----- Available data -----

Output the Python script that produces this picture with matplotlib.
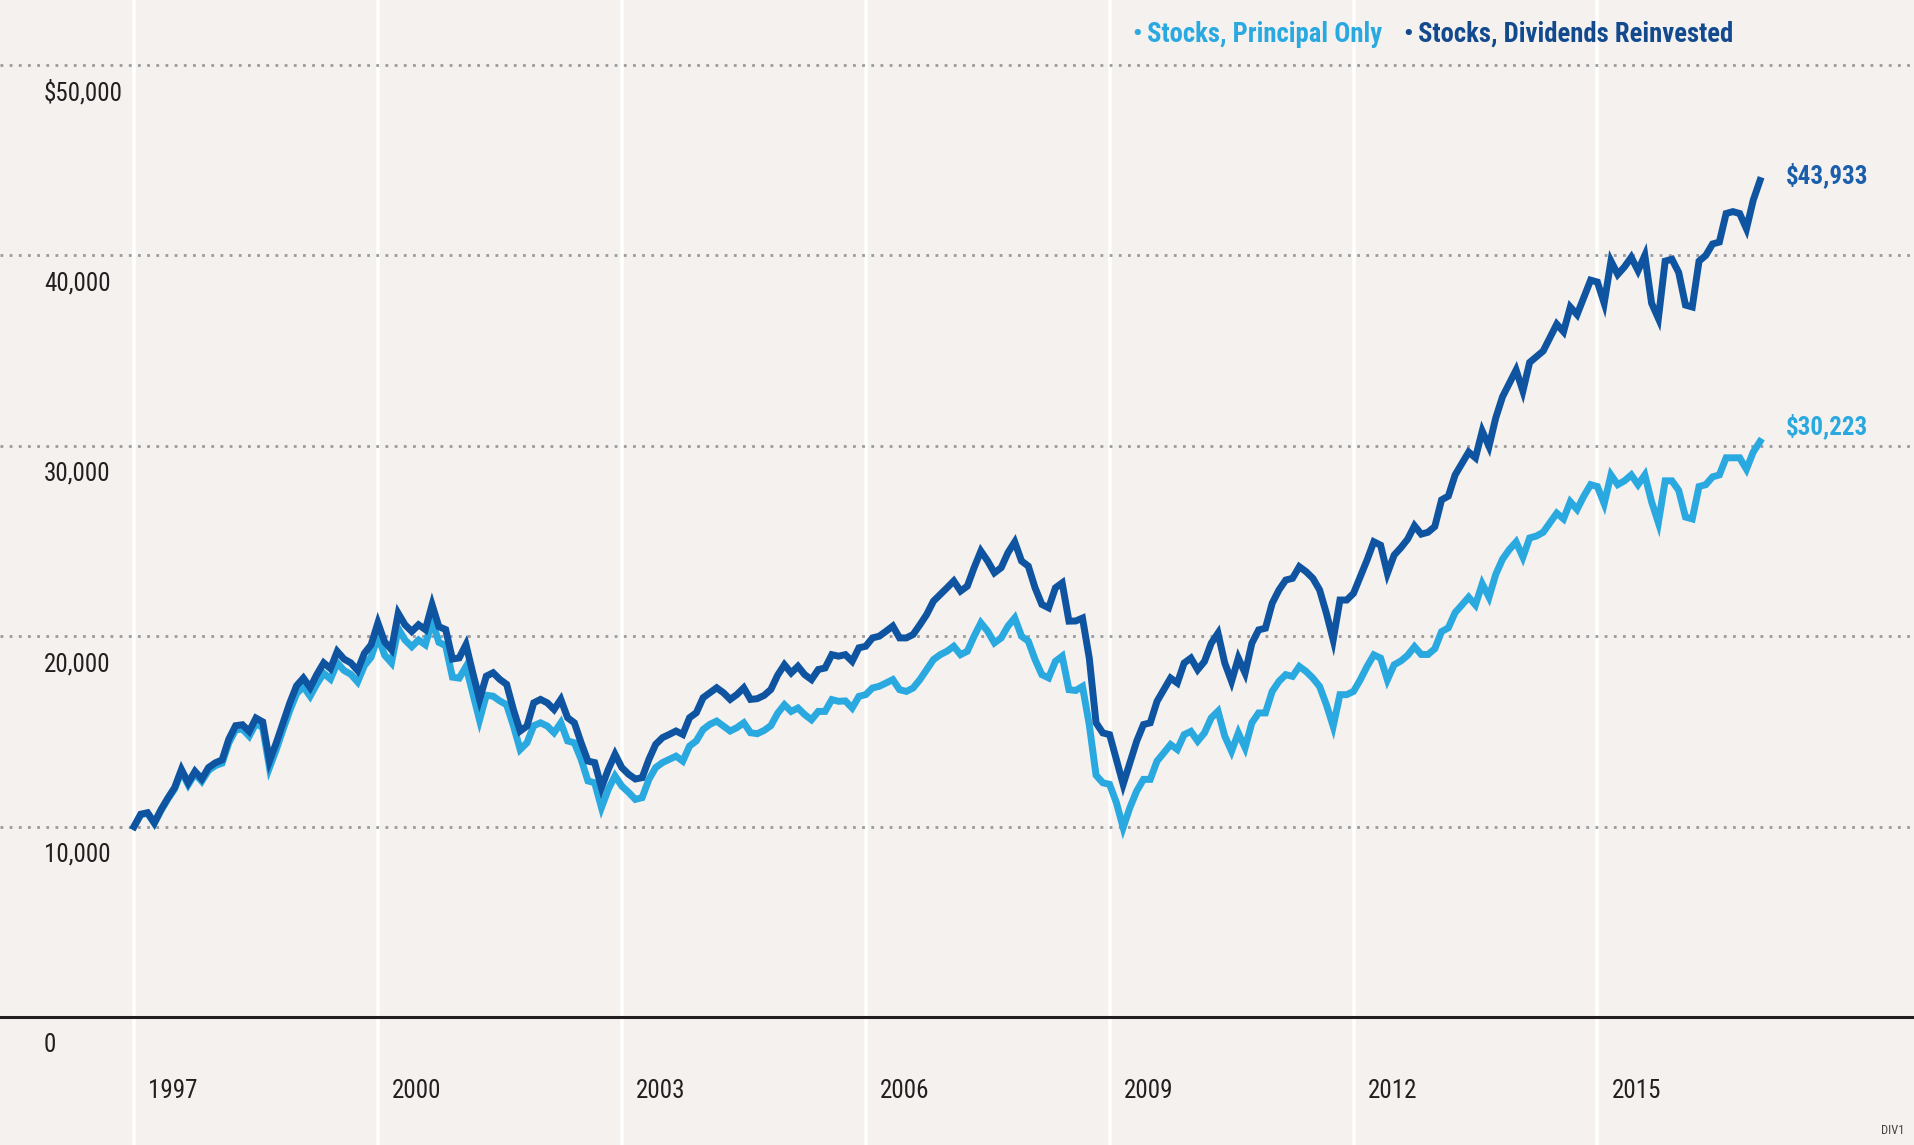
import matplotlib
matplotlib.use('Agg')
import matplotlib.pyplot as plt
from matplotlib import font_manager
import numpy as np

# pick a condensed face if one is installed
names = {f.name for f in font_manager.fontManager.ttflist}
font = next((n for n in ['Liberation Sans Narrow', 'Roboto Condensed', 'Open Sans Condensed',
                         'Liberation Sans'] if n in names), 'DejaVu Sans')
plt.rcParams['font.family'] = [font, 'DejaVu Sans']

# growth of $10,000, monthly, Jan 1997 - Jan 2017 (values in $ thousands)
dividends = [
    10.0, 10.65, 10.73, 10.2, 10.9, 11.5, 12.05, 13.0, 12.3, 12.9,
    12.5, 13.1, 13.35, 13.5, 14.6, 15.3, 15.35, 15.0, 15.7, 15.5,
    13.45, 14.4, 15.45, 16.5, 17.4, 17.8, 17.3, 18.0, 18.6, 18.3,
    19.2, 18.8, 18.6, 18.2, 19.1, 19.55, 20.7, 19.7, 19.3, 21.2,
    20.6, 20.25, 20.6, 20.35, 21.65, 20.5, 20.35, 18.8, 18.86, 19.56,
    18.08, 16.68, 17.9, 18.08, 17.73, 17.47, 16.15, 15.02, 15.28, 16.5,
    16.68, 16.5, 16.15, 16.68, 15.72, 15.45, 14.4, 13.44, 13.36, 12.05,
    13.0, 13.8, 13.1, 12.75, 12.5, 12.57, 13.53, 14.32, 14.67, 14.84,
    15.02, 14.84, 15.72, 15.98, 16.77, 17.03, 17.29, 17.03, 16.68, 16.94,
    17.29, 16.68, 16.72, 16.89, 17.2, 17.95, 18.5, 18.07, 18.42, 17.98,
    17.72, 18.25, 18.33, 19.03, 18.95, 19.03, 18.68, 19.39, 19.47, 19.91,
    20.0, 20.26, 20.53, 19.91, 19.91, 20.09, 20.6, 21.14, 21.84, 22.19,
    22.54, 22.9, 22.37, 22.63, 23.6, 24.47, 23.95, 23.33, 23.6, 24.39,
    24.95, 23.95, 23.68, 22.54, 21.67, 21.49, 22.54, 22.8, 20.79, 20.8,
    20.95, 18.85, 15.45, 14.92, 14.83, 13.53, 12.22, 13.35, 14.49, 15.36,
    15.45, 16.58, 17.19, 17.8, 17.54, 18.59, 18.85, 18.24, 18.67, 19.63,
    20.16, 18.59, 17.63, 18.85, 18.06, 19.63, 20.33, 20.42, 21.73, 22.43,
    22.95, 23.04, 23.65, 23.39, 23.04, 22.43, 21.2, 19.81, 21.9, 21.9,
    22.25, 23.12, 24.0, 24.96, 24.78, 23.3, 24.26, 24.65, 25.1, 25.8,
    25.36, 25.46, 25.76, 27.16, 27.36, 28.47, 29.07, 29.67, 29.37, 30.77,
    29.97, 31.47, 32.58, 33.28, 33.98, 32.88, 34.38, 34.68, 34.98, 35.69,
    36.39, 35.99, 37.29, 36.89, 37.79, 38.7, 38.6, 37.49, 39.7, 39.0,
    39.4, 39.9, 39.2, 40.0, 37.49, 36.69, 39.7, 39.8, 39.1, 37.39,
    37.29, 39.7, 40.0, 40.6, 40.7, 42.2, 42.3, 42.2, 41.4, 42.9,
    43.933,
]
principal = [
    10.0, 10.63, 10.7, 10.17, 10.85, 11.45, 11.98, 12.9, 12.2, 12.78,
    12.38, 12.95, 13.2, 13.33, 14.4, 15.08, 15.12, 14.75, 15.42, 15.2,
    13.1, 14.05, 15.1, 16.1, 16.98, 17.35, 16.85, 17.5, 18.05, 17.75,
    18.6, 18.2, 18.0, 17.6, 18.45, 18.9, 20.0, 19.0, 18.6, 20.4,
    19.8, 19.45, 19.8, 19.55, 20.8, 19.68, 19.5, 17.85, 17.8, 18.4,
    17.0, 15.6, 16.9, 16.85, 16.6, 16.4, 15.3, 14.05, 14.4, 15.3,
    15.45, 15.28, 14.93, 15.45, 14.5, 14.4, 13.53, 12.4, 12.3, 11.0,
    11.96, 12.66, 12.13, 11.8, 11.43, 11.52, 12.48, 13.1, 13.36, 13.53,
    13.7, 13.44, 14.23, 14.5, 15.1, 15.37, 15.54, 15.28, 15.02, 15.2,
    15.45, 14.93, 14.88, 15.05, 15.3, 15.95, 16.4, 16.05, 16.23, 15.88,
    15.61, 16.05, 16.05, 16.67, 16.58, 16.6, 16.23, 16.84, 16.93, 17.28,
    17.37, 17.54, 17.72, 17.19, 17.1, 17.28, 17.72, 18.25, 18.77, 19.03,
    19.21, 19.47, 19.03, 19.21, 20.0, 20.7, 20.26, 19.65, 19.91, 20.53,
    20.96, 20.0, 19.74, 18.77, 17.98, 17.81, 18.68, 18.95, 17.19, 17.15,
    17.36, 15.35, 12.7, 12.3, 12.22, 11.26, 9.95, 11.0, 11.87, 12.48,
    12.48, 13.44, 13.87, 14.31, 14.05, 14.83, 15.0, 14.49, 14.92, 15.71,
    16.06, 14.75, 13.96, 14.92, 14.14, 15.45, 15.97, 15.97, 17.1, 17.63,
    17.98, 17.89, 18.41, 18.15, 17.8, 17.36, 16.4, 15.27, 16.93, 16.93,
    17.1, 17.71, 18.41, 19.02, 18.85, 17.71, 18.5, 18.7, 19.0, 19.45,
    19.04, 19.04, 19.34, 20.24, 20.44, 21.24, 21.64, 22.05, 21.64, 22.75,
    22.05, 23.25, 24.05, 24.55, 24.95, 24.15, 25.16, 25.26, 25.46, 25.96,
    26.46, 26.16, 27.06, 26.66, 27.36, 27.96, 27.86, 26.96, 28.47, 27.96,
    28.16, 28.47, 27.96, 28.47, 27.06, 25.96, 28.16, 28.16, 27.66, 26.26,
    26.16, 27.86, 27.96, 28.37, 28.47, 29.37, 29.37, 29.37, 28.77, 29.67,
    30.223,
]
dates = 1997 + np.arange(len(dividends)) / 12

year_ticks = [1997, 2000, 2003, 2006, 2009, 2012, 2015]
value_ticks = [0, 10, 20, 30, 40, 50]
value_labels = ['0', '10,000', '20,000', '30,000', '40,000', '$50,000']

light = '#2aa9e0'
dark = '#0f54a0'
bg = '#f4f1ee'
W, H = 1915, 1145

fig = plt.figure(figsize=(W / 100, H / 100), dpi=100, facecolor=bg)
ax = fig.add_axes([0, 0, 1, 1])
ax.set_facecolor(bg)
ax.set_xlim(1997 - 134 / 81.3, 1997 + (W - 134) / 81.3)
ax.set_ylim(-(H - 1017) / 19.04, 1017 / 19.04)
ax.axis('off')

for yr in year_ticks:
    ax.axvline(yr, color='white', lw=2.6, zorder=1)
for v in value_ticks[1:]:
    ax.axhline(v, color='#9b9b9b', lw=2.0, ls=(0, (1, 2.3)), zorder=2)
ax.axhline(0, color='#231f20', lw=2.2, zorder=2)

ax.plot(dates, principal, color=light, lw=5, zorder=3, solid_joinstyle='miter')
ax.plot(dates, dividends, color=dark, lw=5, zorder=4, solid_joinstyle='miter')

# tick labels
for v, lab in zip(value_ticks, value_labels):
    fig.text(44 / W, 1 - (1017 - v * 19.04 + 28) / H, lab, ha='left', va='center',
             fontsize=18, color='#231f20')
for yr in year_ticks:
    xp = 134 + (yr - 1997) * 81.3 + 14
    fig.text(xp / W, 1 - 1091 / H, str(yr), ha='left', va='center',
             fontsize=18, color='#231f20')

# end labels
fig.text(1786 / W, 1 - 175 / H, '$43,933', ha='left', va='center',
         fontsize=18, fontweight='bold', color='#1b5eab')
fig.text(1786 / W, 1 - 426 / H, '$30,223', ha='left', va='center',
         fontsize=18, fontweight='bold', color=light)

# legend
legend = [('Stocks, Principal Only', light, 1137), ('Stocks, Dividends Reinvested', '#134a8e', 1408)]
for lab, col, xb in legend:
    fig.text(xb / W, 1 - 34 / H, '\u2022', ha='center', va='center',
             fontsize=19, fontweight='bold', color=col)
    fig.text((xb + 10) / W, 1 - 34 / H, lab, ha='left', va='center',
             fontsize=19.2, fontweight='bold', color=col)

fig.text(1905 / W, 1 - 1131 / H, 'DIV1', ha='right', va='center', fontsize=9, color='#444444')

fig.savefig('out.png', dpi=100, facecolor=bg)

-----

● **Exercise goal**: Write out, word for word, the lines from the start of the data through the one holding "plt.rcParams['font.family'] = [font, 'DejaVu". Omit pictures.

● **Solved problem**:
Output the Python script that produces this picture with matplotlib.
import matplotlib
matplotlib.use('Agg')
import matplotlib.pyplot as plt
from matplotlib import font_manager
import numpy as np

# pick a condensed face if one is installed
names = {f.name for f in font_manager.fontManager.ttflist}
font = next((n for n in ['Liberation Sans Narrow', 'Roboto Condensed', 'Open Sans Condensed',
                         'Liberation Sans'] if n in names), 'DejaVu Sans')
plt.rcParams['font.family'] = [font, 'DejaVu Sans']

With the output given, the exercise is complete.